Gianfranco Castellotti, italiano, 53 anni, di professione veterinario a Massa, in Toscana, è finito in carcere in Turchia, a Istanbul, ieri 4 ottobre. L’uomo, militante dell’Anti-imperialist Front Italia, si trovava nel centro culturale Idil, nel quartiere Okmeydani. La notizia è riportata dal sito del quotidiano Il Tirreno, in un articolo di Melania Carnevali. Secondo quanto scrive Carnevali, Gianfranco Castellotti era arrivato a Istanbul da qualche giorno per seguire, come osservatore, il processo a carico dei Grup Yorum, gruppo musicale turco accusato di terrorismo per aver inneggiato alla libertà contro il governo di Erdogan. Solo per questo motivo, l’italiano rischia anche lui, come gli altri fermati, un’accusa di terrorismo o altre di pari gravità.

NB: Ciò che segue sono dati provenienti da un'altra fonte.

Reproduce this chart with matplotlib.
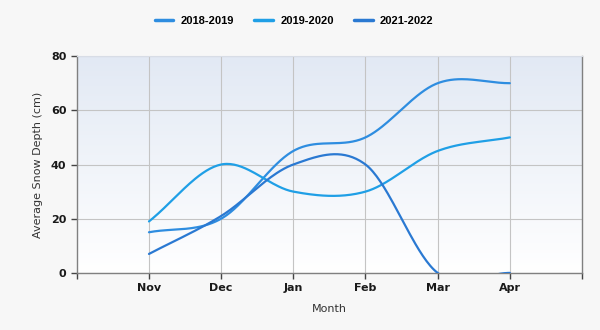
#!/usr/bin/env python3
import numpy as np
import matplotlib
matplotlib.use("Agg")
import matplotlib.pyplot as plt
from matplotlib.colors import LinearSegmentedColormap
from matplotlib.ticker import FixedLocator

months = ['Nov', 'Dec', 'Jan', 'Feb', 'Mar', 'Apr']
seasons = ['2018-2019', '2019-2020', '2021-2022']
depth_2018 = [15, 20, 45, 50, 70, 70]
depth_2019 = [19, 40, 30, 30, 45, 50]
depth_2021 = [7, 21, 40, 40, 0, 0]
colors = ['#2e8de0', '#1f9fe6', '#2a79d2']


def smooth(y, n=40):
    # cardinal spline through the points, like the "smooth" line style
    y = np.asarray(y, dtype=float)
    k = len(y)
    m = np.zeros(k)
    m[0] = y[1] - y[0]
    m[-1] = y[-1] - y[-2]
    for i in range(1, k - 1):
        m[i] = (y[i + 1] - y[i - 1]) / 2
    xs, ys = [], []
    t = np.linspace(0, 1, n)
    h00 = 2 * t**3 - 3 * t**2 + 1
    h10 = t**3 - 2 * t**2 + t
    h01 = -2 * t**3 + 3 * t**2
    h11 = t**3 - t**2
    for i in range(k - 1):
        xs.append(i + t)
        ys.append(h00 * y[i] + h10 * m[i] + h01 * y[i + 1] + h11 * m[i + 1])
    return np.concatenate(xs), np.concatenate(ys)


fig = plt.figure(figsize=(6, 3.3), dpi=100, facecolor='#f7f7f7')
ax = fig.add_axes([0.128, 0.173, 0.842, 0.657])
ax.set_facecolor('white')

# gradient plot background
cmap = LinearSegmentedColormap.from_list('bg', ['#ffffff', '#e2e9f4'])
grad = np.linspace(0, 1, 256).reshape(-1, 1)
ax.imshow(grad, cmap=cmap, aspect='auto', origin='lower',
          extent=[-1, 6, 0, 80], zorder=0)

for vals, c, lab in zip([depth_2018, depth_2019, depth_2021], colors, seasons):
    sx, sy = smooth(vals)
    ax.plot(sx, sy, color=c, lw=1.6, label=lab, zorder=3,
            solid_capstyle='round')

ax.set_xlim(-1, 6)
ax.set_ylim(0, 80)
ax.set_xticks(range(len(months)))
ax.set_xticklabels(months)
ax.xaxis.set_minor_locator(FixedLocator([-1, 6]))
ax.set_yticks([0, 20, 40, 60, 80])

ax.grid(True, color='#c4c4c4', lw=0.8, zorder=1)
ax.set_axisbelow(True)
for s in ['left', 'right', 'bottom']:
    ax.spines[s].set_color('#808080')
    ax.spines[s].set_linewidth(1.0)
ax.spines['top'].set_color('#d8dde6')
ax.spines['top'].set_linewidth(0.8)

ax.tick_params(axis='both', which='both', color='#444444', length=4, width=1)
ax.tick_params(axis='x', which='major', pad=3)
for lbl in ax.get_xticklabels() + ax.get_yticklabels():
    lbl.set_fontfamily('DejaVu Sans')
    lbl.set_fontweight('bold')
    lbl.set_fontsize(8)
    lbl.set_color('#1a1a1a')

ax.set_xlabel('Month', fontsize=8, color='#333333', labelpad=8)
ax.set_ylabel('Average Snow Depth (cm)', fontsize=8, color='#333333', labelpad=6)

leg = fig.legend(loc='center', bbox_to_anchor=(0.49, 0.937), ncol=3,
                 frameon=False, handlelength=1.7, handletextpad=0.65,
                 columnspacing=1.8,
                 prop={'family': 'Liberation Sans', 'weight': 'bold', 'size': 8})
for line in leg.get_lines():
    line.set_linewidth(2.5)

plt.savefig('out.png', dpi=100, facecolor=fig.get_facecolor())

Il vice console per l’Italia in Turchia, dieci ore dopo il fermo, ha fatto sapere alla compagna dell’uomo che “dal commissariato dicono che il signor Castellotti non è formalmente ancora accusato di niente e che è solo loro ospite”. L’avvocato turco che fa la spola fra lui e gli altri fermati, invece, fa sapere ben altro e cioè che, benché non sia stata ancora formulata un’accusa a suo carico, “Gianfranco in serata (giovedì 4, ndr) sarà trasferito in carcere” e ci rimarrà “almeno fino a lunedì quando si terrà l’udienza”. Due gli scenari possibili: o il foglio di via (senza possibilità di ritorno in Turchia) o l’arresto. Castellotti, militante storico della sinistra massese, è stato più volte in Turchia come osservatore nei processi di chi si trova in carcere senza un motivo. Giovedì 4 ottobre era in attesa dell’udienza quando i poliziotti turchi hanno sfondato la porta del centro culturale. “Conosceva i rischi a cui andava incontro seguendo questi processi – fanno sapere dal suo collettivo – ma non si è mai arreso. Aveva bisogno a tutti i costi di trasmettere il suo calore umano e il suo spirito combattivo ai militanti rinchiusi nelle celle fredde delle prigioni di tipo F”. Nelle carceri turche le celle di tipo F, introdotte per la prima volta circa vent’anni fa, sono speciali settori dove vengono isolati i prigionieri politici, una volta separati dai detenuti comuni.
La Turchia di Erdogan è un paese considerato da molti osservatori occidentali come anti democratico e sostanzialmente dittatoriale, aldilà del fatto che esistono formalmente elezioni presidenziali. È lo stesso paese in cui, lo scorso anno, il giovane regista e blogger lucchese Gabriele Del Grande fu tenuto in stato di detenzione per 15 giorni, sottoposto a fermo, senza un motivo chiaro. Anche grazie alla mobilitazione diplomatica del governo italiano, Del Grande fu rilasciato dalle autorità turche. Secondo quanto egli stesso spiegò, il blogger era entrato nel mirino della polizia per il suo lavoro di documentazione sulla vita quotidiana e le violazioni dei diritti umani nei paesi del Medio Oriente. Come ricorda ancora Il Tirreno online, per un anno è stato in carcere in Turchia Deniz Yucel, corrispondente del quotidiano tedesco Die Welt accusato di terrorismo per i suoi articoli anti-governativi. E, sempre in Turchia, appena due giorni fa è stata confermata in appello la condanna all’ergastolo aggravato – una sorta di 41 bis – per sei scrittori e giornalisti accusati di attentato all’ordine costituzionale per presunti messaggi subliminali lanciati durante trasmissioni televisive.